### Given task
Output the data word for word, dropping every image.

##############################

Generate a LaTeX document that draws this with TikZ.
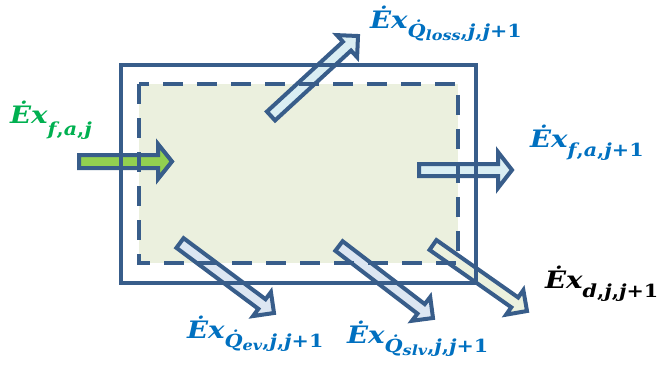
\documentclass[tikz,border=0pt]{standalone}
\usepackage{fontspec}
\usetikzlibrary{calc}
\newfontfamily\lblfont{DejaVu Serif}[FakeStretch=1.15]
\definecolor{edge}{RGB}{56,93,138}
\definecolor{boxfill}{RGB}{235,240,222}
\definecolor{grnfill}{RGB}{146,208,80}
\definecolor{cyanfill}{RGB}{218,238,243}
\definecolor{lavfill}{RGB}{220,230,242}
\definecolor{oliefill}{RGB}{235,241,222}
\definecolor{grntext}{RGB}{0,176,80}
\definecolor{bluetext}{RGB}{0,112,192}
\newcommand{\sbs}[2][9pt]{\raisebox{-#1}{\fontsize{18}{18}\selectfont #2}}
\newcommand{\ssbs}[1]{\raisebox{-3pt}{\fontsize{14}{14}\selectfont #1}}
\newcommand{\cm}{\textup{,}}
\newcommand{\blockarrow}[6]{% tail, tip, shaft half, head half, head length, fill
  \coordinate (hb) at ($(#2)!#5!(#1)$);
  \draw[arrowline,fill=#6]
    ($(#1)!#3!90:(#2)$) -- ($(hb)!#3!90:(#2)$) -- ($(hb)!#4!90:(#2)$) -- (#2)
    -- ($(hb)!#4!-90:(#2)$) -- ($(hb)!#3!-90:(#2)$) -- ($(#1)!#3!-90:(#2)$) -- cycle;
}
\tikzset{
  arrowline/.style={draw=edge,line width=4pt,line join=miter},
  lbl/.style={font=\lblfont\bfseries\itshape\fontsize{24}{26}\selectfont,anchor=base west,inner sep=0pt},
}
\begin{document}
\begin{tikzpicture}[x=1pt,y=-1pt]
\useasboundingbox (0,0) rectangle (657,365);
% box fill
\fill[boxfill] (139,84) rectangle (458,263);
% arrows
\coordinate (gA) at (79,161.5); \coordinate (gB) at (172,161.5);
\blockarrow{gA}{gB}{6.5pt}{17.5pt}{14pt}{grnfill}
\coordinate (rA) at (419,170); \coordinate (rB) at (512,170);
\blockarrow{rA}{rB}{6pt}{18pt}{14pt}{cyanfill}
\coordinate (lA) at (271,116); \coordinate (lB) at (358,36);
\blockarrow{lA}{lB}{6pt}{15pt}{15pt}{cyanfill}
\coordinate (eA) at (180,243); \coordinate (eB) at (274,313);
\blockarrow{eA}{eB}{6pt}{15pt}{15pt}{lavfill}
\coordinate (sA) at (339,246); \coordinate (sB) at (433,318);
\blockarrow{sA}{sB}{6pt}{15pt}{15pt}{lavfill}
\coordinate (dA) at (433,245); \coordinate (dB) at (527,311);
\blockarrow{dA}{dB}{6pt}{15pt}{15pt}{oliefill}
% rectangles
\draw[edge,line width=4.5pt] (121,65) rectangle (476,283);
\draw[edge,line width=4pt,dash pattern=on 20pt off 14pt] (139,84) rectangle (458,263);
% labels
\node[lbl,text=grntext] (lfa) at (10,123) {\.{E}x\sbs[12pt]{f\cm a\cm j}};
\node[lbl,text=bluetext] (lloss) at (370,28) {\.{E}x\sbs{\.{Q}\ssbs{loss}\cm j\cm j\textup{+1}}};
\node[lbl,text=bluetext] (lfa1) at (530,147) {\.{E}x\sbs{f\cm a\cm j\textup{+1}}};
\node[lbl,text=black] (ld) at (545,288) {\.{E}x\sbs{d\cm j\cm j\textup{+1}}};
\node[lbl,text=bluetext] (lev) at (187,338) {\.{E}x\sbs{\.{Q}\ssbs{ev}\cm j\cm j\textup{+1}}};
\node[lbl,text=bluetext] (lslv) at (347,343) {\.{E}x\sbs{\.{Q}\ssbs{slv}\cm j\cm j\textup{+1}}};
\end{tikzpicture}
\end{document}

##############################

### Response to the task
Generate a LaTeX document that draws this with TikZ.
\documentclass[tikz,border=0pt]{standalone}
\usepackage{fontspec}
\usetikzlibrary{calc}
\newfontfamily\lblfont{DejaVu Serif}[FakeStretch=1.15]
\definecolor{edge}{RGB}{56,93,138}
\definecolor{boxfill}{RGB}{235,240,222}
\definecolor{grnfill}{RGB}{146,208,80}
\definecolor{cyanfill}{RGB}{218,238,243}
\definecolor{lavfill}{RGB}{220,230,242}
\definecolor{oliefill}{RGB}{235,241,222}
\definecolor{grntext}{RGB}{0,176,80}
\definecolor{bluetext}{RGB}{0,112,192}
\newcommand{\sbs}[2][9pt]{\raisebox{-#1}{\fontsize{18}{18}\selectfont #2}}
\newcommand{\ssbs}[1]{\raisebox{-3pt}{\fontsize{14}{14}\selectfont #1}}
\newcommand{\cm}{\textup{,}}
\newcommand{\blockarrow}[6]{% tail, tip, shaft half, head half, head length, fill
  \coordinate (hb) at ($(#2)!#5!(#1)$);
  \draw[arrowline,fill=#6]
    ($(#1)!#3!90:(#2)$) -- ($(hb)!#3!90:(#2)$) -- ($(hb)!#4!90:(#2)$) -- (#2)
    -- ($(hb)!#4!-90:(#2)$) -- ($(hb)!#3!-90:(#2)$) -- ($(#1)!#3!-90:(#2)$) -- cycle;
}
\tikzset{
  arrowline/.style={draw=edge,line width=4pt,line join=miter},
  lbl/.style={font=\lblfont\bfseries\itshape\fontsize{24}{26}\selectfont,anchor=base west,inner sep=0pt},
}
\begin{document}
\begin{tikzpicture}[x=1pt,y=-1pt]
\useasboundingbox (0,0) rectangle (657,365);
% box fill
\fill[boxfill] (139,84) rectangle (458,263);
% arrows
\coordinate (gA) at (79,161.5); \coordinate (gB) at (172,161.5);
\blockarrow{gA}{gB}{6.5pt}{17.5pt}{14pt}{grnfill}
\coordinate (rA) at (419,170); \coordinate (rB) at (512,170);
\blockarrow{rA}{rB}{6pt}{18pt}{14pt}{cyanfill}
\coordinate (lA) at (271,116); \coordinate (lB) at (358,36);
\blockarrow{lA}{lB}{6pt}{15pt}{15pt}{cyanfill}
\coordinate (eA) at (180,243); \coordinate (eB) at (274,313);
\blockarrow{eA}{eB}{6pt}{15pt}{15pt}{lavfill}
\coordinate (sA) at (339,246); \coordinate (sB) at (433,318);
\blockarrow{sA}{sB}{6pt}{15pt}{15pt}{lavfill}
\coordinate (dA) at (433,245); \coordinate (dB) at (527,311);
\blockarrow{dA}{dB}{6pt}{15pt}{15pt}{oliefill}
% rectangles
\draw[edge,line width=4.5pt] (121,65) rectangle (476,283);
\draw[edge,line width=4pt,dash pattern=on 20pt off 14pt] (139,84) rectangle (458,263);
% labels
\node[lbl,text=grntext] (lfa) at (10,123) {\.{E}x\sbs[12pt]{f\cm a\cm j}};
\node[lbl,text=bluetext] (lloss) at (370,28) {\.{E}x\sbs{\.{Q}\ssbs{loss}\cm j\cm j\textup{+1}}};
\node[lbl,text=bluetext] (lfa1) at (530,147) {\.{E}x\sbs{f\cm a\cm j\textup{+1}}};
\node[lbl,text=black] (ld) at (545,288) {\.{E}x\sbs{d\cm j\cm j\textup{+1}}};
\node[lbl,text=bluetext] (lev) at (187,338) {\.{E}x\sbs{\.{Q}\ssbs{ev}\cm j\cm j\textup{+1}}};
\node[lbl,text=bluetext] (lslv) at (347,343) {\.{E}x\sbs{\.{Q}\ssbs{slv}\cm j\cm j\textup{+1}}};
\end{tikzpicture}
\end{document}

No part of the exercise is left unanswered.